Task details -> Would you transcribe the whole listing exactly, minus its pictures?

::::::::

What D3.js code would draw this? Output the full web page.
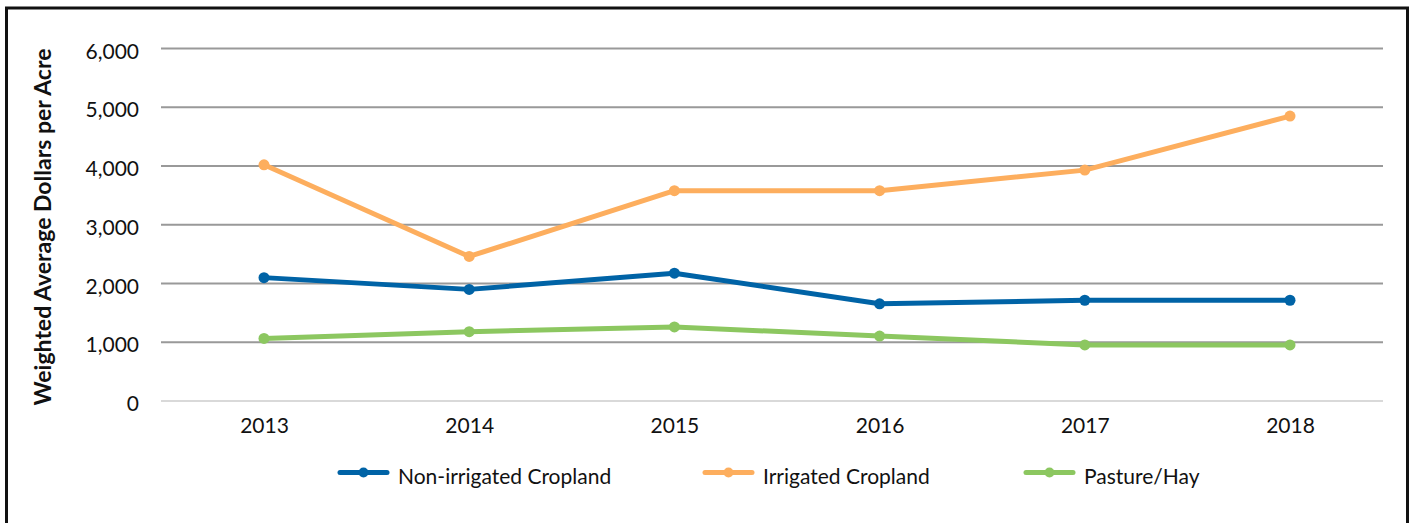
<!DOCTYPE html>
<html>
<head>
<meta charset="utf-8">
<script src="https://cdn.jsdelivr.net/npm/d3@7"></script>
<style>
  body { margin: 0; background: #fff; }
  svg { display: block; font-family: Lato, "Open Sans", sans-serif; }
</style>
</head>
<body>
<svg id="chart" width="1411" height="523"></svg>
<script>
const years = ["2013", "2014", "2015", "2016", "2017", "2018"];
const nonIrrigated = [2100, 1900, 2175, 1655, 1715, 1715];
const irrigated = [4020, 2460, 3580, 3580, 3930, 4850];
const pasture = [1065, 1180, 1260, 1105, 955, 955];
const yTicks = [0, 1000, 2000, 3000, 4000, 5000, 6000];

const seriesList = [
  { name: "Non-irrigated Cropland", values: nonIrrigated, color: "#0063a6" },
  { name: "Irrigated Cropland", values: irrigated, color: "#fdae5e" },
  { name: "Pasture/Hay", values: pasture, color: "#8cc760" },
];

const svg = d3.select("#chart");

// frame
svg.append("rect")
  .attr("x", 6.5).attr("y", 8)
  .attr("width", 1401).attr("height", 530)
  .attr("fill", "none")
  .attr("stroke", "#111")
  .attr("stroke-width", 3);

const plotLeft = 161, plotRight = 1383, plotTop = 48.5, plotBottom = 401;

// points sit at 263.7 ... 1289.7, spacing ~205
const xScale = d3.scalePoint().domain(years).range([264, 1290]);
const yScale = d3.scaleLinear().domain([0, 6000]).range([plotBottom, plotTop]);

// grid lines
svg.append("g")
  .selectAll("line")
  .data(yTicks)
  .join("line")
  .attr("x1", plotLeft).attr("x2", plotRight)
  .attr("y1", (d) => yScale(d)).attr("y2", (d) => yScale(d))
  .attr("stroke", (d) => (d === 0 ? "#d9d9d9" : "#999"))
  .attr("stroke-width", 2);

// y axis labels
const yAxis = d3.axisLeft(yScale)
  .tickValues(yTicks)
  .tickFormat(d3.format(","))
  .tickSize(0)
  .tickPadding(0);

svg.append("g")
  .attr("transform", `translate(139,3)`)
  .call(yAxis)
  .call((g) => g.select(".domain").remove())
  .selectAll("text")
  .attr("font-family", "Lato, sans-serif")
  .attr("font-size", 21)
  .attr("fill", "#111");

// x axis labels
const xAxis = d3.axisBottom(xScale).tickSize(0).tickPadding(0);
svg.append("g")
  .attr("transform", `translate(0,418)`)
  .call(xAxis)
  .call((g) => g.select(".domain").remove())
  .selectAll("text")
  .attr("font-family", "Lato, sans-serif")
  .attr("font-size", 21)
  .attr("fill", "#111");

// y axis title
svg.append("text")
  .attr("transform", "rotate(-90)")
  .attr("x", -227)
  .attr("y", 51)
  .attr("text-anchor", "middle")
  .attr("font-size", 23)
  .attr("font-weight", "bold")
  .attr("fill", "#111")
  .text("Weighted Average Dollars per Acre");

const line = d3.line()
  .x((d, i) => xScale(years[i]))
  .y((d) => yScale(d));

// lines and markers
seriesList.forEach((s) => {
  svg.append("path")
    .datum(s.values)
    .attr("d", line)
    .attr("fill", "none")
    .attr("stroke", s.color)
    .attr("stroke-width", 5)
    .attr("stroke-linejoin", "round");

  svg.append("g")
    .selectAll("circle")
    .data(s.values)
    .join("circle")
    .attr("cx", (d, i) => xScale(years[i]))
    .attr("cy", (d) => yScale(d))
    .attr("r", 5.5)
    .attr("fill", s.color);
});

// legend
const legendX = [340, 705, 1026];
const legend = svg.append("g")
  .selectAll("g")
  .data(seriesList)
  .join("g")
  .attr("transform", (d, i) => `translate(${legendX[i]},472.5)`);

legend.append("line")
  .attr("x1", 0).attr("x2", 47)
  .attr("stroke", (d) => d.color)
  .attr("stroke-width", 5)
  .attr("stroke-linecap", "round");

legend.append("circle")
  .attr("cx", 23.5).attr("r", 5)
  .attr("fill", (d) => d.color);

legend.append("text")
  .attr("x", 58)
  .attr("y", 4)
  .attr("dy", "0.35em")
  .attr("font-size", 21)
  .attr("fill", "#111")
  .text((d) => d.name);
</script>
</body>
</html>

::::::::

Expected output ->
What D3.js code would draw this? Output the full web page.
<!DOCTYPE html>
<html>
<head>
<meta charset="utf-8">
<script src="https://cdn.jsdelivr.net/npm/d3@7"></script>
<style>
  body { margin: 0; background: #fff; }
  svg { display: block; font-family: Lato, "Open Sans", sans-serif; }
</style>
</head>
<body>
<svg id="chart" width="1411" height="523"></svg>
<script>
const years = ["2013", "2014", "2015", "2016", "2017", "2018"];
const nonIrrigated = [2100, 1900, 2175, 1655, 1715, 1715];
const irrigated = [4020, 2460, 3580, 3580, 3930, 4850];
const pasture = [1065, 1180, 1260, 1105, 955, 955];
const yTicks = [0, 1000, 2000, 3000, 4000, 5000, 6000];

const seriesList = [
  { name: "Non-irrigated Cropland", values: nonIrrigated, color: "#0063a6" },
  { name: "Irrigated Cropland", values: irrigated, color: "#fdae5e" },
  { name: "Pasture/Hay", values: pasture, color: "#8cc760" },
];

const svg = d3.select("#chart");

// frame
svg.append("rect")
  .attr("x", 6.5).attr("y", 8)
  .attr("width", 1401).attr("height", 530)
  .attr("fill", "none")
  .attr("stroke", "#111")
  .attr("stroke-width", 3);

const plotLeft = 161, plotRight = 1383, plotTop = 48.5, plotBottom = 401;

// points sit at 263.7 ... 1289.7, spacing ~205
const xScale = d3.scalePoint().domain(years).range([264, 1290]);
const yScale = d3.scaleLinear().domain([0, 6000]).range([plotBottom, plotTop]);

// grid lines
svg.append("g")
  .selectAll("line")
  .data(yTicks)
  .join("line")
  .attr("x1", plotLeft).attr("x2", plotRight)
  .attr("y1", (d) => yScale(d)).attr("y2", (d) => yScale(d))
  .attr("stroke", (d) => (d === 0 ? "#d9d9d9" : "#999"))
  .attr("stroke-width", 2);

// y axis labels
const yAxis = d3.axisLeft(yScale)
  .tickValues(yTicks)
  .tickFormat(d3.format(","))
  .tickSize(0)
  .tickPadding(0);

svg.append("g")
  .attr("transform", `translate(139,3)`)
  .call(yAxis)
  .call((g) => g.select(".domain").remove())
  .selectAll("text")
  .attr("font-family", "Lato, sans-serif")
  .attr("font-size", 21)
  .attr("fill", "#111");

// x axis labels
const xAxis = d3.axisBottom(xScale).tickSize(0).tickPadding(0);
svg.append("g")
  .attr("transform", `translate(0,418)`)
  .call(xAxis)
  .call((g) => g.select(".domain").remove())
  .selectAll("text")
  .attr("font-family", "Lato, sans-serif")
  .attr("font-size", 21)
  .attr("fill", "#111");

// y axis title
svg.append("text")
  .attr("transform", "rotate(-90)")
  .attr("x", -227)
  .attr("y", 51)
  .attr("text-anchor", "middle")
  .attr("font-size", 23)
  .attr("font-weight", "bold")
  .attr("fill", "#111")
  .text("Weighted Average Dollars per Acre");

const line = d3.line()
  .x((d, i) => xScale(years[i]))
  .y((d) => yScale(d));

// lines and markers
seriesList.forEach((s) => {
  svg.append("path")
    .datum(s.values)
    .attr("d", line)
    .attr("fill", "none")
    .attr("stroke", s.color)
    .attr("stroke-width", 5)
    .attr("stroke-linejoin", "round");

  svg.append("g")
    .selectAll("circle")
    .data(s.values)
    .join("circle")
    .attr("cx", (d, i) => xScale(years[i]))
    .attr("cy", (d) => yScale(d))
    .attr("r", 5.5)
    .attr("fill", s.color);
});

// legend
const legendX = [340, 705, 1026];
const legend = svg.append("g")
  .selectAll("g")
  .data(seriesList)
  .join("g")
  .attr("transform", (d, i) => `translate(${legendX[i]},472.5)`);

legend.append("line")
  .attr("x1", 0).attr("x2", 47)
  .attr("stroke", (d) => d.color)
  .attr("stroke-width", 5)
  .attr("stroke-linecap", "round");

legend.append("circle")
  .attr("cx", 23.5).attr("r", 5)
  .attr("fill", (d) => d.color);

legend.append("text")
  .attr("x", 58)
  .attr("y", 4)
  .attr("dy", "0.35em")
  .attr("font-size", 21)
  .attr("fill", "#111")
  .text((d) => d.name);
</script>
</body>
</html>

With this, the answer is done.